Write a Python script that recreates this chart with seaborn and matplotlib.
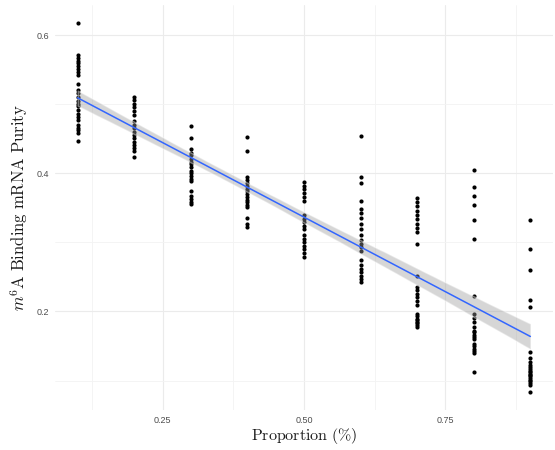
import numpy as np
import pandas as pd
import matplotlib
matplotlib.use("Agg")
import matplotlib.pyplot as plt
import seaborn as sns
from matplotlib.ticker import FixedLocator

# ---- data ----
proportions = [0.1, 0.2, 0.3, 0.4, 0.5, 0.6, 0.7, 0.8, 0.9]
purity_01 = [0.617, 0.571, 0.567, 0.563, 0.559, 0.555, 0.551, 0.547, 0.543, 0.529, 0.521, 0.516,
             0.510, 0.505, 0.501, 0.497, 0.492, 0.486, 0.481, 0.477, 0.470, 0.466, 0.462, 0.458, 0.447]
purity_02 = [0.511, 0.506, 0.501, 0.496, 0.490, 0.484, 0.476, 0.470, 0.465, 0.460, 0.456, 0.451,
             0.446, 0.441, 0.436, 0.432, 0.423]
purity_03 = [0.468, 0.451, 0.435, 0.430, 0.426, 0.421, 0.417, 0.413, 0.409, 0.404, 0.400, 0.396,
             0.392, 0.389, 0.375, 0.367, 0.363, 0.359, 0.355]
purity_04 = [0.453, 0.432, 0.394, 0.390, 0.386, 0.382, 0.378, 0.374, 0.370, 0.366, 0.362, 0.358,
             0.354, 0.351, 0.336, 0.327, 0.322]
purity_05 = [0.387, 0.382, 0.378, 0.371, 0.366, 0.360, 0.339, 0.334, 0.329, 0.324, 0.319, 0.310,
             0.305, 0.300, 0.295, 0.290, 0.285, 0.279]
purity_06 = [0.454, 0.395, 0.386, 0.360, 0.348, 0.342, 0.336, 0.327, 0.319, 0.310, 0.303, 0.298,
             0.293, 0.288, 0.274, 0.267, 0.262, 0.257, 0.252, 0.247, 0.243]
purity_07 = [0.364, 0.358, 0.352, 0.346, 0.340, 0.334, 0.327, 0.321, 0.315, 0.298, 0.251, 0.236,
             0.231, 0.226, 0.221, 0.215, 0.209, 0.197, 0.193, 0.189, 0.185, 0.181, 0.178, 0.183, 0.187]
purity_08 = [0.405, 0.380, 0.367, 0.354, 0.333, 0.305, 0.222, 0.197, 0.191, 0.185, 0.178, 0.172,
             0.166, 0.160, 0.153, 0.146, 0.140, 0.112, 0.170, 0.163, 0.150, 0.143]
purity_09 = [0.332, 0.291, 0.260, 0.216, 0.207, 0.141, 0.132, 0.127, 0.122, 0.117, 0.112, 0.108,
             0.104, 0.099, 0.094, 0.084, 0.120, 0.110, 0.101, 0.106, 0.097, 0.114]
x_ticks = [0.25, 0.50, 0.75]
x_tick_labels = ["0.25", "0.50", "0.75"]
y_ticks = [0.2, 0.4, 0.6]
y_tick_labels = ["0.2", "0.4", "0.6"]

columns = [purity_01, purity_02, purity_03, purity_04, purity_05,
           purity_06, purity_07, purity_08, purity_09]
rows = []
for p, vals in zip(proportions, columns):
    for v in vals:
        rows.append((p, v))
df = pd.DataFrame(rows, columns=["proportion", "purity"])

# ---- style ----
sns.set_theme(style="white")
plt.rcParams["font.family"] = ["Liberation Sans", "DejaVu Sans"]
plt.rcParams["mathtext.fontset"] = "cm"

fig = plt.figure(figsize=(5.55, 4.5), dpi=100)
ax = fig.add_axes([55 / 555, (450 - 410) / 450, 498 / 555, 405 / 450])

sns.scatterplot(data=df, x="proportion", y="purity", ax=ax, color="black",
                s=9, linewidth=0, zorder=3)
sns.regplot(data=df, x="proportion", y="purity", ax=ax, scatter=False,
            color="#3366FF", ci=95, seed=1, truncate=True,
            line_kws={"linewidth": 1.1, "zorder": 5})
# ggplot-like grey confidence band
for coll in ax.collections:
    if isinstance(coll, matplotlib.collections.PolyCollection):
        coll.set_facecolor("#999999")
        coll.set_alpha(0.4)
        coll.set_zorder(4)

xmin, xmax = min(proportions), max(proportions)
xr = xmax - xmin
ax.set_xlim(xmin - 0.05 * xr, xmax + 0.05 * xr)
ymin, ymax = df["purity"].min(), df["purity"].max()
yr = ymax - ymin
ax.set_ylim(ymin - 0.05 * yr, ymax + 0.05 * yr)

ax.xaxis.set_major_locator(FixedLocator(x_ticks))
ax.set_xticklabels(x_tick_labels)
ax.yaxis.set_major_locator(FixedLocator(y_ticks))
ax.set_yticklabels(y_tick_labels)
ax.xaxis.set_minor_locator(FixedLocator([0.125, 0.375, 0.625, 0.875]))
ax.yaxis.set_minor_locator(FixedLocator([0.1, 0.3, 0.5]))

ax.grid(True, which="major", color="#EBEBEB", linewidth=0.8)
ax.grid(True, which="minor", color="#F3F3F3", linewidth=0.6)
ax.set_axisbelow(True)
for s in ax.spines.values():
    s.set_visible(False)
ax.tick_params(axis="both", which="both", length=0, labelsize=6.5,
               labelcolor="#4D4D4D", pad=4)

ax.set_xlabel(r"$\mathrm{Proportion\ (\%)}$", fontsize=11.5, labelpad=1, color="#1a1a1a")
ax.set_ylabel(r"$m^6\mathrm{A\ Binding\ mRNA\ Purity}$", fontsize=12, labelpad=5, color="#1a1a1a")

fig.savefig("out.png", dpi=100)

•••

◆ Written instruction: Restate each line from the start of the listing through the line bearing "from matplotlib.ticker import FixedLocator" word for word. Drop the pictures.

◆ Response below:
Write a Python script that recreates this chart with seaborn and matplotlib.
import numpy as np
import pandas as pd
import matplotlib
matplotlib.use("Agg")
import matplotlib.pyplot as plt
import seaborn as sns
from matplotlib.ticker import FixedLocator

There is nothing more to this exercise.